_TASK DESCRIPTION_:
Retype only the lines running from the line that contains "Clone this chart in matplotlib." to the line that contains "plt.rcParams['font.family'] = ['Liberation", inclusive, and leave the pictures behind.

━━━━━ DATA LISTING ━━━━━

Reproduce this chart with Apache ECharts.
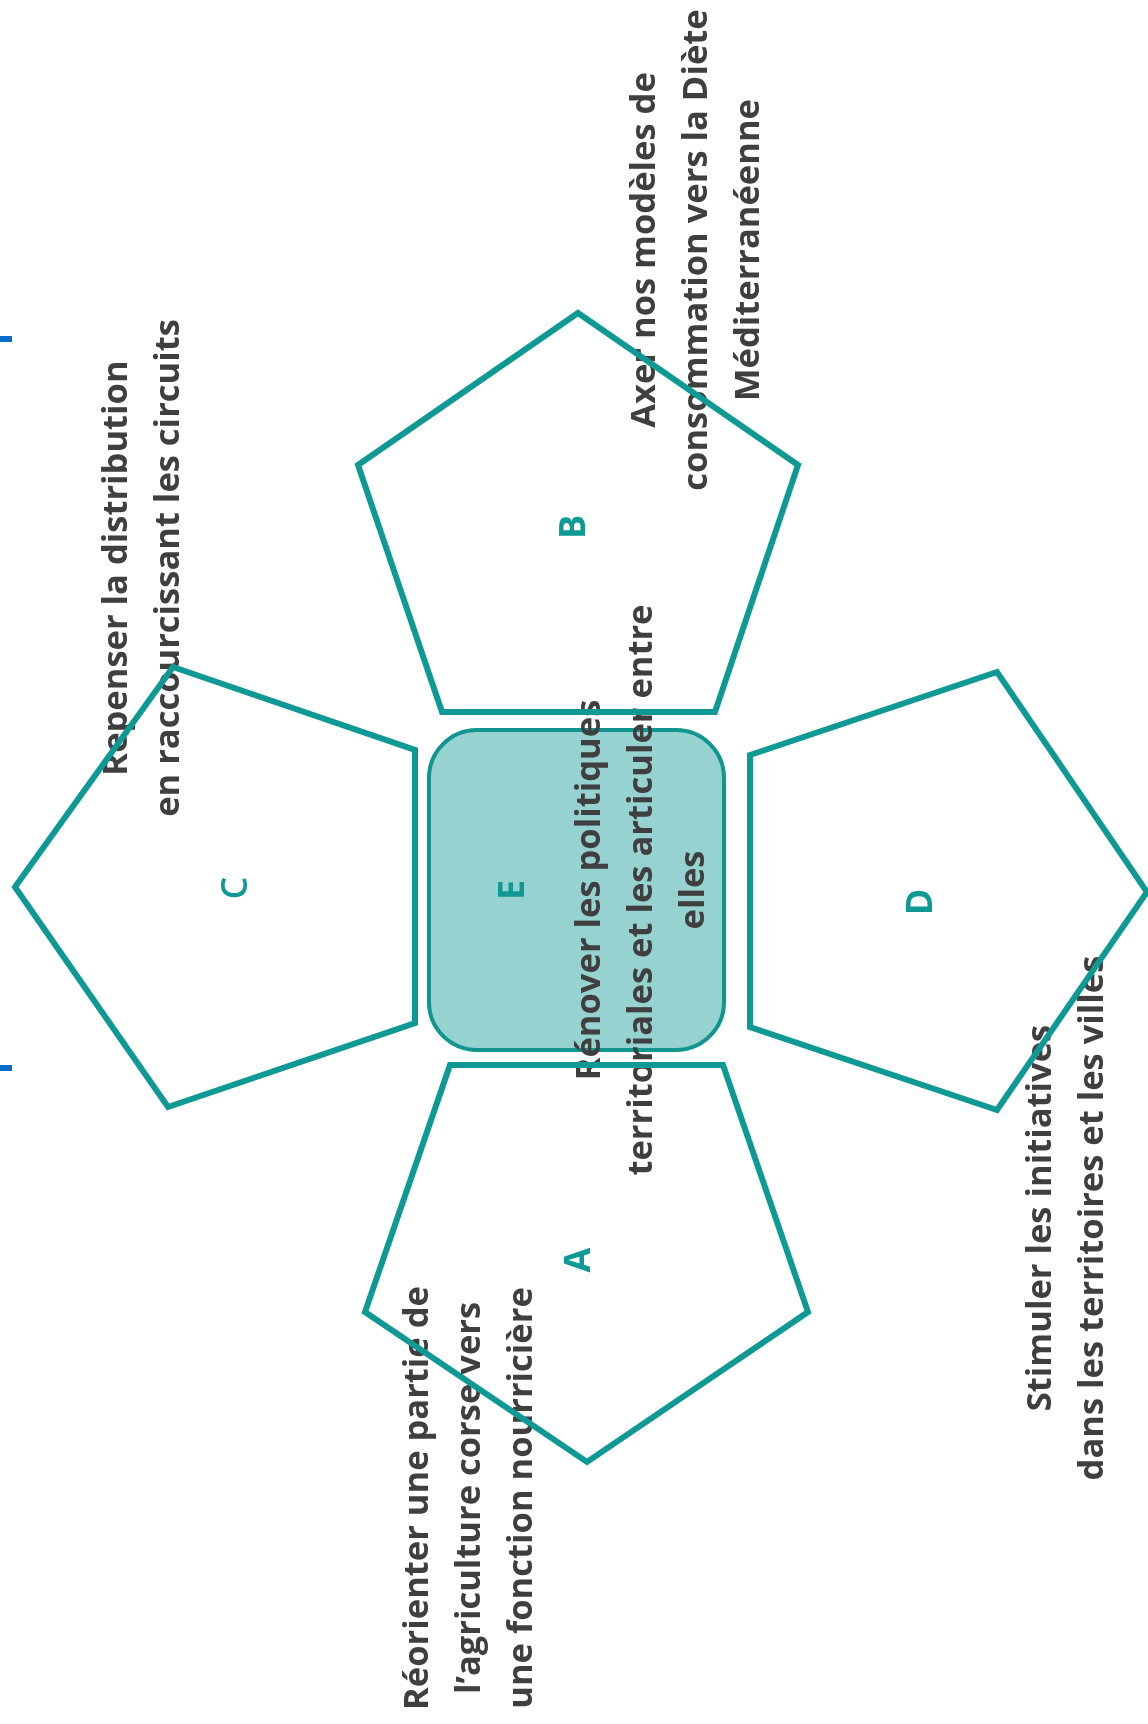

━━━━━
━━━━━ DATA LISTING ━━━━━

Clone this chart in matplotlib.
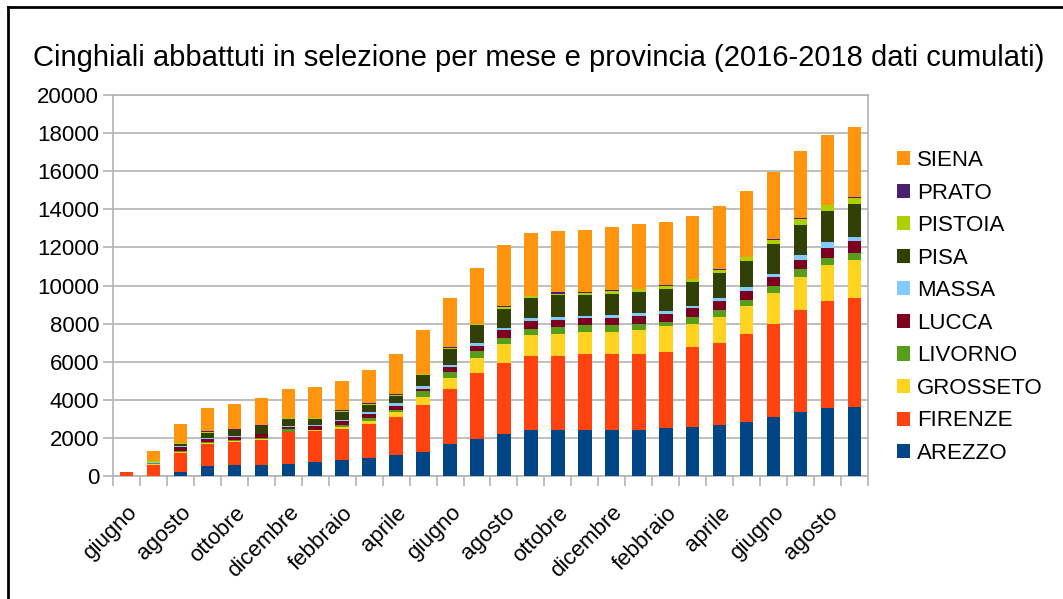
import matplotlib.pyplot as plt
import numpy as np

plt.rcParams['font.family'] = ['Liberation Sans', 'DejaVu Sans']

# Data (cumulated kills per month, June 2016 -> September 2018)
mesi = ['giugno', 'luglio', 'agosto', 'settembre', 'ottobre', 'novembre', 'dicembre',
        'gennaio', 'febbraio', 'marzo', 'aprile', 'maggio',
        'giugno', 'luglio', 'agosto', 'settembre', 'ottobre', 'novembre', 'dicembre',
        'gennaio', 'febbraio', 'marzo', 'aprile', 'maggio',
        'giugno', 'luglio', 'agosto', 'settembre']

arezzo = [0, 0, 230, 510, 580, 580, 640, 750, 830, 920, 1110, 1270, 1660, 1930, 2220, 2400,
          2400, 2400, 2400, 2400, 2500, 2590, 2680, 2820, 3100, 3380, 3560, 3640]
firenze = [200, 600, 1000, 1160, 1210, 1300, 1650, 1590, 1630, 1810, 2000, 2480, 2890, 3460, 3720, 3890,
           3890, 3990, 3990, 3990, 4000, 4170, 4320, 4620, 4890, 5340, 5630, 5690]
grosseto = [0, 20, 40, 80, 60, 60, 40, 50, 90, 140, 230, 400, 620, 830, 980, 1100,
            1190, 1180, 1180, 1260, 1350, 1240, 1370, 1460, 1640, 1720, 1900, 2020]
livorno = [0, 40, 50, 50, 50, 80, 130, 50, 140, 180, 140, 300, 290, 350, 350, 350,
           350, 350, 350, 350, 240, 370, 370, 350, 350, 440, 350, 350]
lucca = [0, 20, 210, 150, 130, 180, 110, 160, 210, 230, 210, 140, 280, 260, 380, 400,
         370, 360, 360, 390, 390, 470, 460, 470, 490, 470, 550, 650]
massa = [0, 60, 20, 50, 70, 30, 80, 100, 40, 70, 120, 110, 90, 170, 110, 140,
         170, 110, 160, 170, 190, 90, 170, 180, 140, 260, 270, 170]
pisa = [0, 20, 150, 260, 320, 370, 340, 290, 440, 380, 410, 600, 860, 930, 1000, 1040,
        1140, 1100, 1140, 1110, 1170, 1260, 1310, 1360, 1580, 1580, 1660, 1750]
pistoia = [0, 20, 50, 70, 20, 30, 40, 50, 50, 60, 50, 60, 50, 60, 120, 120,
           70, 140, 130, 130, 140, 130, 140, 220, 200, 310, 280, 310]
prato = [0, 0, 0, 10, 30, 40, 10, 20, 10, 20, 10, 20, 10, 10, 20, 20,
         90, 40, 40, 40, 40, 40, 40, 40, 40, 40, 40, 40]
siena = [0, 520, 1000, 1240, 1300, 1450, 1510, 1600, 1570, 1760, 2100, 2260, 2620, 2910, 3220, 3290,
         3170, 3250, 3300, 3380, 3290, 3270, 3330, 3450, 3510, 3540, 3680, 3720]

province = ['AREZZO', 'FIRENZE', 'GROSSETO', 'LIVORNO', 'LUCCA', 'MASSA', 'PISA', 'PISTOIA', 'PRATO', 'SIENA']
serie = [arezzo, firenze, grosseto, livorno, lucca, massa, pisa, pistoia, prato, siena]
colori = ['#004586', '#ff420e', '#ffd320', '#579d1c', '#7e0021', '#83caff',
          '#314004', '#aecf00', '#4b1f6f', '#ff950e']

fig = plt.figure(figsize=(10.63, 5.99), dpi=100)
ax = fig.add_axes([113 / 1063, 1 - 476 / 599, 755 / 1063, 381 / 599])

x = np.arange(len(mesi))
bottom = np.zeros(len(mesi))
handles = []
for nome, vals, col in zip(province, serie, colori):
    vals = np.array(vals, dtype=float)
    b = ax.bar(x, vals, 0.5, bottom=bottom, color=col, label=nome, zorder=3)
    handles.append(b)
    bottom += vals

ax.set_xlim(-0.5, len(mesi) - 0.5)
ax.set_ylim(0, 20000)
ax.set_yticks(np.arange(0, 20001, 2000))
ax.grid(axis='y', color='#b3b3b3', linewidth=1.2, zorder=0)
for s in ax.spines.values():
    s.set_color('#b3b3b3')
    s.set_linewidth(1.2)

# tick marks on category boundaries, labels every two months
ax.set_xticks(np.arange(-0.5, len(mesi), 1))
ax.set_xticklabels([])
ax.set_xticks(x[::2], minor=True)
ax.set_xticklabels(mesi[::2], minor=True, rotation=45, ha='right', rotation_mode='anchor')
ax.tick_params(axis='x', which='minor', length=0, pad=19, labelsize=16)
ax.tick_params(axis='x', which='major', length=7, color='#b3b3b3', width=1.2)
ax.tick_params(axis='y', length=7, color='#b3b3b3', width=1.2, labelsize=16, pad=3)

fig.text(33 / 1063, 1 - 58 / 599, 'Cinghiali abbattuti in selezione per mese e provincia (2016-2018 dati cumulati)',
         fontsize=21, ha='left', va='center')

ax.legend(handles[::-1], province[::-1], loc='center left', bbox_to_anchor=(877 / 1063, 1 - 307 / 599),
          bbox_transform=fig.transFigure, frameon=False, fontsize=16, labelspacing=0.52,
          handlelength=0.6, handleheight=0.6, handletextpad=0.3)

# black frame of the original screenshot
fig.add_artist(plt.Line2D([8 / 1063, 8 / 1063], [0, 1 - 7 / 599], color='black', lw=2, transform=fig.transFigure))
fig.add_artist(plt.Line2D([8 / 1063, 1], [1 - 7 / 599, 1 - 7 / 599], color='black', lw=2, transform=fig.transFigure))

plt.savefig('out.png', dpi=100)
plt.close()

━━━━━

_WRITTEN RESPONSE_:
Clone this chart in matplotlib.
import matplotlib.pyplot as plt
import numpy as np

plt.rcParams['font.family'] = ['Liberation Sans', 'DejaVu Sans']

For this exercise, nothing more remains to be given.